Kitchens might also be designed to tell a story. Los Angeles-based Kokiri Lab created Habit.at (above), a prototype of a holographic animation to accompany a child’s meal, creating a story that makes eating vegetables fun. Going forward, augmented reality will leverage computer vision, the same technology that will enable a refrigerator to detect its contents automatically, to make blended reality storytelling in the kitchen more precise and engaging. Other technologies familiar to our visions of future kitchens, such as robotic arms, might be used to design kitchens that enable. The Liftware Steady handle for spoons, forks, and knives uses a variety of sensors, stabilizers, and motors to counteract tremors so people with limited mobility can eat without spilling their food. How might other technologies currently being harnessed to shop or chop be leveraged for other roles in the kitchen?

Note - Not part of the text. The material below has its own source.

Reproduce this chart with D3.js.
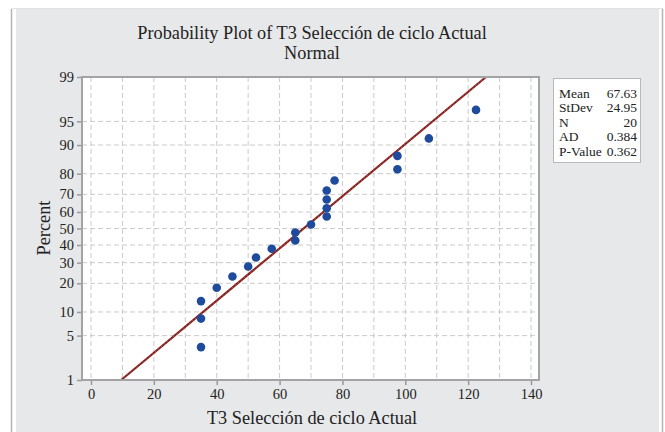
<!DOCTYPE html>
<html>
<head>
<meta charset="utf-8">
<script src="https://cdn.jsdelivr.net/npm/d3@7"></script>
<style>
  body { margin: 0; background: #fff; }
  svg text { font-family: "Liberation Serif", "DejaVu Serif", serif; fill: #222; }
</style>
</head>
<body>
<div id="chart"></div>
<script>
// observed values (sorted) and their plotted percents
var values = [35, 35, 35, 40, 45, 50, 52.5, 57.5, 65, 65, 70, 75, 75, 75, 75, 77.5, 97.5, 97.5, 107.5, 122.5];
var percents = [3.43, 8.33, 13.24, 18.14, 23.04, 27.94, 32.84, 37.75, 42.65, 47.55,
                52.45, 57.35, 62.25, 67.16, 72.06, 76.96, 81.86, 86.76, 91.67, 96.57];

// fitted normal line end points
var fitX = [9.59, 125.67];
var fitPct = [1, 99];

var xTicks = [0, 20, 40, 60, 80, 100, 120, 140];
var xGrid = [0, 10, 20, 30, 40, 50, 60, 70, 80, 90, 100, 110, 120, 130, 140];
var yTicks = [1, 5, 10, 20, 30, 40, 50, 60, 70, 80, 90, 95, 99];

var statLabels = ["Mean", "StDev", "N", "AD", "P-Value"];
var statValues = ["67.63", "24.95", "20", "0.384", "0.362"];

// inverse normal cdf (Acklam)
function probit(p) {
    var a = [-39.69683028665376, 220.9460984245205, -275.9285104469687, 138.3577518672690, -30.66479806614716, 2.506628277459239];
    var b = [-54.47609879822406, 161.5858368580409, -155.6989798598866, 66.80131188771972, -13.28068155288572];
    var c = [-0.007784894002430293, -0.3223964580411365, -2.400758277161838, -2.549732539343734, 4.374664141464968, 2.938163982698783];
    var d = [0.007784695709041462, 0.3224671290700398, 2.445134137142996, 3.754408661907416];
    var pl = 0.02425, q, r;
    if (p < pl) {
        q = Math.sqrt(-2 * Math.log(p));
        return (((((c[0]*q+c[1])*q+c[2])*q+c[3])*q+c[4])*q+c[5]) / ((((d[0]*q+d[1])*q+d[2])*q+d[3])*q+1);
    }
    if (p > 1 - pl) {
        q = Math.sqrt(-2 * Math.log(1 - p));
        return -(((((c[0]*q+c[1])*q+c[2])*q+c[3])*q+c[4])*q+c[5]) / ((((d[0]*q+d[1])*q+d[2])*q+d[3])*q+1);
    }
    q = p - 0.5; r = q * q;
    return (((((a[0]*r+a[1])*r+a[2])*r+a[3])*r+a[4])*r+a[5])*q / (((((b[0]*r+b[1])*r+b[2])*r+b[3])*r+b[4])*r+1);
}

var W = 665, H = 432;
var plot = {left: 82, top: 77, right: 539, bottom: 380};

var svg = d3.select("#chart").append("svg")
    .attr("width", W)
    .attr("height", H);

// panel background + thin border lines
svg.append("rect").attr("x", 16).attr("y", 9).attr("width", 643).attr("height", H - 9).attr("fill", "#e7e8ea");
svg.append("line").attr("x1", 11.5).attr("x2", 11.5).attr("y1", 9).attr("y2", H).attr("stroke", "#b4b4b4").attr("stroke-width", 1.5);
svg.append("line").attr("x1", 11.5).attr("x2", 663).attr("y1", 8.5).attr("y2", 8.5).attr("stroke", "#e2e2e2").attr("stroke-width", 1);
svg.append("line").attr("x1", 662.5).attr("x2", 662.5).attr("y1", 9).attr("y2", H).attr("stroke", "#b4b4b4").attr("stroke-width", 1.5);

var x = d3.scaleLinear()
    .domain([(plot.left - 91) / 3.143, (plot.right - 91) / 3.143])
    .range([plot.left, plot.right]);

var y = d3.scaleLinear()
    .domain([probit(0.01), probit(0.99)])
    .range([plot.bottom, plot.top]);

function yp(pct) { return y(probit(pct / 100)); }

// plot area
svg.append("rect")
    .attr("x", plot.left).attr("y", plot.top)
    .attr("width", plot.right - plot.left).attr("height", plot.bottom - plot.top)
    .attr("fill", "#fff");

// grid
svg.append("g").selectAll("line")
    .data(xGrid)
    .enter().append("line")
    .attr("x1", function(d) { return x(d); }).attr("x2", function(d) { return x(d); })
    .attr("y1", plot.top).attr("y2", plot.bottom)
    .attr("stroke", "#cacaca").attr("stroke-width", 1).attr("stroke-dasharray", "5,3");

svg.append("g").selectAll("line")
    .data(yTicks.slice(1, -1))
    .enter().append("line")
    .attr("x1", plot.left).attr("x2", plot.right)
    .attr("y1", function(d) { return yp(d); }).attr("y2", function(d) { return yp(d); })
    .attr("stroke", "#cacaca").attr("stroke-width", 1).attr("stroke-dasharray", "5,3");

// fit line
svg.append("line")
    .attr("x1", x(fitX[0])).attr("y1", yp(fitPct[0]))
    .attr("x2", x(fitX[1])).attr("y2", yp(fitPct[1]))
    .attr("stroke", "#86221f").attr("stroke-width", 2.2);
svg.append("line")
    .attr("x1", x(fitX[0])).attr("y1", yp(fitPct[0]))
    .attr("x2", x(fitX[1])).attr("y2", yp(fitPct[1]))
    .attr("stroke", "#c0605a").attr("stroke-width", 1).attr("stroke-dasharray", "1,3");

// points
svg.append("g").selectAll("circle")
    .data(values)
    .enter().append("circle")
    .attr("cx", function(d) { return x(d); })
    .attr("cy", function(d, i) { return yp(percents[i]); })
    .attr("r", 4.3)
    .attr("fill", "#1f4b9c");

// axes
var xAxis = svg.append("g")
    .attr("transform", "translate(0," + plot.bottom + ")")
    .call(d3.axisBottom(x).tickValues(xTicks).tickSize(5).tickPadding(4));
var yAxis = svg.append("g")
    .attr("transform", "translate(" + plot.left + ",0)")
    .call(d3.axisLeft(y).tickValues(yTicks.map(function(p) { return probit(p / 100); }))
        .tickFormat(function(d, i) { return yTicks[i]; }).tickSize(5).tickPadding(3));

[xAxis, yAxis].forEach(function(a) {
    a.select(".domain").remove();
    a.selectAll(".tick line").attr("stroke", "#999").attr("stroke-width", 1.5);
    a.selectAll("text").style("font-family", "Liberation Serif, serif").style("font-size", "14.5px").attr("fill", "#222");
});

// frame
svg.append("rect")
    .attr("x", plot.left).attr("y", plot.top)
    .attr("width", plot.right - plot.left).attr("height", plot.bottom - plot.top)
    .attr("fill", "none").attr("stroke", "#a3a3a3").attr("stroke-width", 2);

// titles
svg.append("text").attr("x", 312).attr("y", 39).attr("text-anchor", "middle")
    .style("font-size", "18.3px").text("Probability Plot of T3 Selección de ciclo Actual");
svg.append("text").attr("x", 312).attr("y", 59).attr("text-anchor", "middle")
    .style("font-size", "18.3px").text("Normal");
svg.append("text").attr("x", 312).attr("y", 424).attr("text-anchor", "middle")
    .style("font-size", "18.3px").text("T3 Selección de ciclo Actual");
svg.append("text").attr("transform", "translate(50,228) rotate(-90)").attr("text-anchor", "middle")
    .style("font-size", "18.3px").text("Percent");

// stats box
svg.append("rect").attr("x", 553.5).attr("y", 78.5).attr("width", 87).attr("height", 84)
    .attr("fill", "#fff").attr("stroke", "#b8b8b8").attr("stroke-width", 1);
var rows = svg.append("g").selectAll("g")
    .data(statLabels)
    .enter().append("g")
    .attr("transform", function(d, i) { return "translate(0," + (97.5 + i * 14.5) + ")"; });
rows.append("text").attr("x", 559).style("font-size", "13.5px").text(function(d) { return d; });
rows.append("text").attr("x", 637).attr("text-anchor", "end").style("font-size", "13.5px")
    .text(function(d, i) { return statValues[i]; });
</script>
</body>
</html>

As we build the Internet of Actions, and by extension kitchens of actions, we’ll understand the value of these intelligent systems through the kinds of actions they perform, decisions they make and negotiate, and the broad sets of human goals and values they help us pursue. Even as these technologies empower us, they will create new questions about how to interact, negotiate, and navigate new possibilities with each other. The challenge is for us to decide how much we automate or engage with our food, what values we consider and design for, and the roles these technologies will play in our kitchens and in our lives.